Ziege ne manque pas de tirer son chapeau au coach qui a été derrière sa seule et unique consécration sur la scène internationale, en relevant aussi le travail qu’il a fait en dehors des terrains : « C’est vrai que Berti Vogts a connu beaucoup de moments difficiles avant 1996. Et même aussi après en 1998. Et il ne faut pas oublier aussi que ce n’était pas si facile d’être là, au moment de devoir constituer l’équipe quand les deux Allemagnes ont été réunifiées. On était devenus certes plus forts, mais au début il fallait intégrer des joueurs qui étaient de vrais leaders au sein de la RDA comme Matthias Sammer et Ulf Kirsten. Donc, en quelque sorte, il fallait reconstruire une base. Et on avait nos propres joueurs de caractère, comme Matthaus et Klinsmann. Il fallait que tout le monde soit uni et tire dans le même sens. Ce n’était pas facile et Vogts a su gérer tout cela. Au final, et même si on n’avait peut-être pas la meilleure équipe en terme de qualité si on compare aux autres sélections et en prenant chaque joueur séparément, on voit que collectivement on était très forts. Tout le monde se donnait à fond pour l’autre. La mentalité de l’équipe était excellente et c’est ce qui explique notre réussite. »
L’Euro, le sommet d’une brillante carrière pour Ziege
Une réussite que Ziege n’a malheureusement plus connue ensuite avec son pays, même s’il y a eu le très bon Mondial 2002 sous les ordres de Rudi Voller, achevé à la deuxième place. Pour l’intéressé, il n’y a d’ailleurs pas photo en comparaison avec la belle épopée anglaise. « L’Euro 1996 reste tout de même mon meilleur souvenir avec la sélection. Parce que quand vous remportez un trophée, c’est toujours spécial. Jouer une finale de Coupe du Monde, c’est quelque chose dont beaucoup de footballeurs rêvent. Et on l’a fait en plus contre le grand Brésil. Mais si vous disputez une compétition et que vous allez jusqu’en finale, vous voulez toujours gagner. Donc c’est pourquoi je préfère 1996. »

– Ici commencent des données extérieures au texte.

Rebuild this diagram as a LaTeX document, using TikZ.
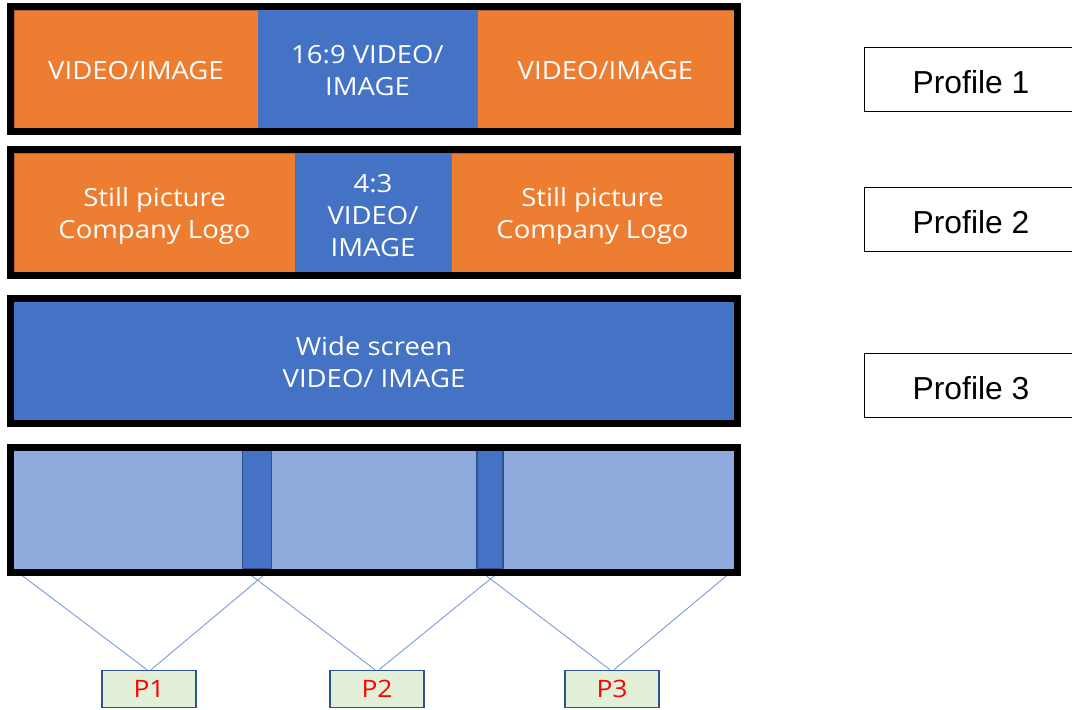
\documentclass[tikz,border=0pt]{standalone}
\usepackage{fontspec}
\setmainfont{Open Sans}[FakeStretch=1.1]
\newfontfamily\arialfont{Liberation Sans}
\definecolor{oOrange}{HTML}{ED7D31}
\definecolor{oOrangeDk}{HTML}{B8612A}
\definecolor{oBlue}{HTML}{4472C4}
\definecolor{oBlueLt}{HTML}{8FAADC}
\definecolor{oBlueDk}{HTML}{2F528F}
\definecolor{oGreen}{HTML}{E2F0D9}
\definecolor{oLine}{HTML}{7B9BD6}
\begin{document}
\begin{tikzpicture}[x=1pt,y=-1pt,
  seg/.style={anchor=north west,inner sep=0,outer sep=0},
  segtext/.style={inner sep=0,text=white,align=center,font=\fontsize{25}{32}\selectfont},
  orseg/.style={seg,fill=oOrange,draw=oOrangeDk,line width=1},
  blseg/.style={seg,fill=oBlue},
  ltseg/.style={seg,fill=oBlueLt},
  strip/.style={seg,fill=oBlue,draw=oBlueDk,line width=1.5},
  frame/.style={draw=black,line width=7},
  pbox/.style={draw=oBlueDk,fill=oGreen,line width=1.5,minimum width=94,minimum height=37,
    inner sep=0,text=red,font=\fontsize{24}{26}\selectfont},
  profile/.style={draw=black,line width=1,fill=white,anchor=north west,minimum height=64,
    minimum width=214,inner sep=0,text height=28.5,text depth=0,
    font=\arialfont\fontsize{31.8}{34}\selectfont},
  link/.style={draw=oLine,line width=0.9}]
\useasboundingbox (0,0) rectangle (1072,710);
% Row 1
\node[orseg,minimum width=244,minimum height=119] (a1) at (14,10) {};
\node[orseg,minimum width=257,minimum height=119] (a3) at (477,10) {};
\node[blseg,minimum width=219,minimum height=119] (a2) at (258,10) {};
\node[segtext,yshift=-1] (ta1) at (a1.center) {VIDEO/IMAGE};
\node[segtext,yshift=-1] (ta3) at (a3.center) {VIDEO/IMAGE};
\node[segtext,yshift=-1.5] (ta2) at (a2.center) {16:9 VIDEO/\\IMAGE};
\draw[frame] (10,6.5) rectangle (737,131.5);
% Row 2
\node[orseg,minimum width=281,minimum height=119] (b1) at (14,153) {};
\node[orseg,minimum width=283,minimum height=119] (b3) at (451,153) {};
\node[blseg,minimum width=156,minimum height=119] (b2) at (295,153) {};
\node[segtext,yshift=-4] (tb1) at (b1.center) {Still picture\\Company Logo};
\node[segtext,yshift=-4] (tb3) at (b3.center) {Still picture\\Company Logo};
\node[segtext,yshift=-3.5] (tb2) at (b2.center) {4:3\\VIDEO/\\IMAGE};
\draw[frame] (10,149.7) rectangle (737,275);
% Row 3
\node[blseg,minimum width=720,minimum height=119] (c1) at (14,301.5) {};
\node[segtext,yshift=-1.5] (tc1) at (c1.center) {Wide screen\\VIDEO/ IMAGE};
\draw[frame] (10,298) rectangle (737,423.3);
% Row 4
\node[pbox] (p1) at (149,689) {P1};
\node[pbox] (p2) at (377,689) {P2};
\node[pbox] (p3) at (612,689) {P3};
\node[ltseg,minimum width=720,minimum height=119] (d0) at (14,450.5) {};
\node[strip,minimum width=29,minimum height=118] (s1) at (242.5,450.7) {};
\node[strip,minimum width=26,minimum height=118] (s2) at (477,450.7) {};
\draw[link] (d0.south west) -- ([xshift=-2]p1.north);
\draw[link] (s1.south east) -- ([xshift=2]p1.north);
\draw[link] (s1.south west) -- ([xshift=-2]p2.north);
\draw[link] (s2.south east) -- ([xshift=2]p2.north);
\draw[link] (s2.south west) -- ([xshift=-2]p3.north);
\draw[link] (d0.south east) -- ([xshift=2]p3.north);
\draw[frame] (10,447.3) rectangle (737,572.7);
% Profiles
\node[profile] (pr1) at (863.5,47) {Profile 1};
\node[profile] (pr2) at (863.5,187) {Profile 2};
\node[profile] (pr3) at (863.5,353) {Profile 3};
\end{tikzpicture}
\end{document}
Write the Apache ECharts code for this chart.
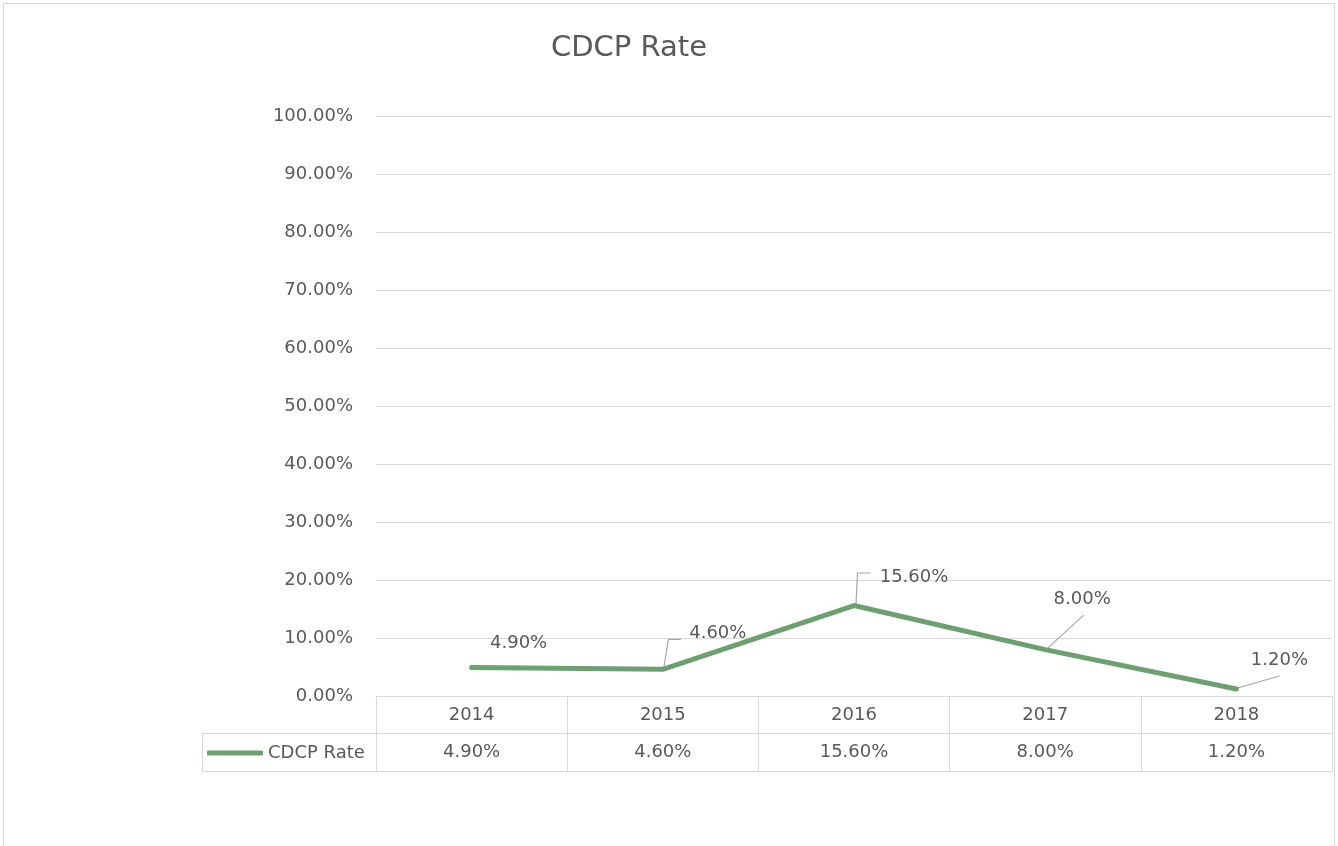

La carrière internationale de Ziege s’est étirée sur 11 ans, et elle s’est arrêtée au moment même où la Mannschaft est redevenue compétitive sur la durée, avec 6 demi-finales de tournois majeurs consécutifs et un trophée Mondial. Un bilan plus reluisant que celui de sa génération. Celui qui a depuis embrassé une carrière de coach a une idée bien précise sur les raisons de ce retour en grâce. « En 2000, on avait d’autres problèmes. Avec des conflits internes. On n’avait peut-être plus les meilleurs joueurs aussi. Et puis, comme je l’ai dit, quand vous n’avez pas un groupe uni et soudé vous ne pouvez pas aller loin. C’est ce qui s’est passé. Après ce tournoi, on a dû tout reconstruire de nouveau. Avec beaucoup de travail qui a été fait au niveau de la formation et chez les jeunes. Ça a pris du temps avant qu’on en récolte les fruits. En 2004, à l’Euro, on aurait pu faire quelque-chose, car on avait déjà quelques bons joueurs. On avait fait des prestations assez correctes. Ce n’était pas bon, mais ce n’était pas mauvais non plus ».
Des hauts et des bas en somme, mais pas de regrets. En se retournant aujourd’hui sur son parcours avec la Mannschaft, Ziege ne garde que le positif. Et sur le plan personnel il ressent surtout beaucoup de fierté, après avoir honoré 72 capes (9 buts) et disputé cinq grandes compétitions d’affilées : « Oui, je suis très fier de ce que j’ai accompli. Et je suis reconnaissant d’avoir fait partie de cette sélection. Et durant une aussi longue période. C’était vraiment très bien ». Les supporters allemands lui sont, eux aussi, très reconnaissants certainement pour les services rendus à la patrie et les bons moments qu’il leur a procurés, avec en point d’orgue donc cet Euro 1996 victorieux.